Re: Fix potential data loss and corruption due to Incorrect BIO Chain Handling

From: Stephen Zhang

Date: Thu Nov 27 2025 - 02:06:06 EST


Christoph Hellwig <hch@xxxxxxxxxxxxx> 于2025年11月24日周一 14:22写道:
>
> On Sat, Nov 22, 2025 at 02:38:59PM +0800, Stephen Zhang wrote:
> > ======code analysis======
> > In kernel version 4.19, XFS handles extent I/O using the ioend structure,
>
> Linux 4.19 is more than four years old, and both the block I/O code
> and the XFS/iomap code changed a lot since then.
>
> > changes the logic. Since there are still many code paths that use
> > bio_chain, I am including these cleanups with the fix. This provides a reason
> > to CC all related communities. That way, developers who are monitoring
> > this can help identify similar problems if someone asks for help in the future,
> > if that is the right analysis and fix.
>
> As many pointed out something in the analysis doesn't end up.
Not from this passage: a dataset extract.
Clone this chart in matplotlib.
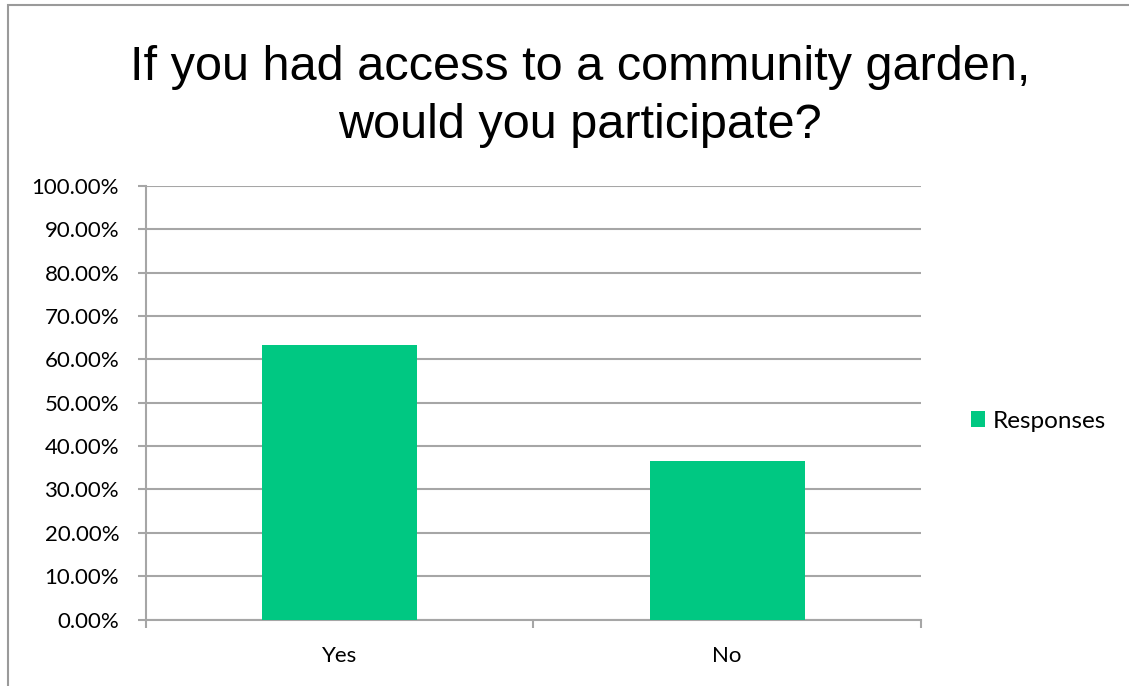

How do
> you even managed to call bio_chain_endio as almost no one should be
> calling it. Are you using bcache? Are the others callers in the
> obsolete kernel you are using? Are they calling it without calling
> bio_endio first (which the bcache case does, and which is buggy).
>

No, they are not using bcache.
This problem is now believed to be related to the following commit:
-------------
commit 9f9bc034b84958523689347ee2bdd9c660008e5e
Author: Brian Foster <bfoster@xxxxxxxxxx>
Date: Fri Feb 1 09:14:22 2019 -0800

xfs: update fork seq counter on data fork changes

diff --git a/fs/xfs/libxfs/xfs_iext_tree.c b/fs/xfs/libxfs/xfs_iext_tree.c
index 771dd072015d..bc690f2409fa 100644
--- a/fs/xfs/libxfs/xfs_iext_tree.c
+++ b/fs/xfs/libxfs/xfs_iext_tree.c
@@ -614,16 +614,15 @@ xfs_iext_realloc_root(
}

static inline void xfs_iext_inc_seq(struct xfs_ifork *ifp, int state)
{
- if (state & BMAP_COWFORK)
- WRITE_ONCE(ifp->if_seq, READ_ONCE(ifp->if_seq) + 1);
+ WRITE_ONCE(ifp->if_seq, READ_ONCE(ifp->if_seq) + 1);
}
----------
Link: https://lore.kernel.org/linux-xfs/20190201143256.43232-3-bfoster@xxxxxxxxxx/
---------
Without this commit, a race condition can occur between the EOF trim
worker, sequential buffer writes, and writeback. This race causes writeback
to use a stale iomap, which leads to I/O being sent to sectors that have
already been trimmed.

If there are no further objections or other insights regarding this issue,
I will proceed with creating a v2 of this series.

Thanks,
shida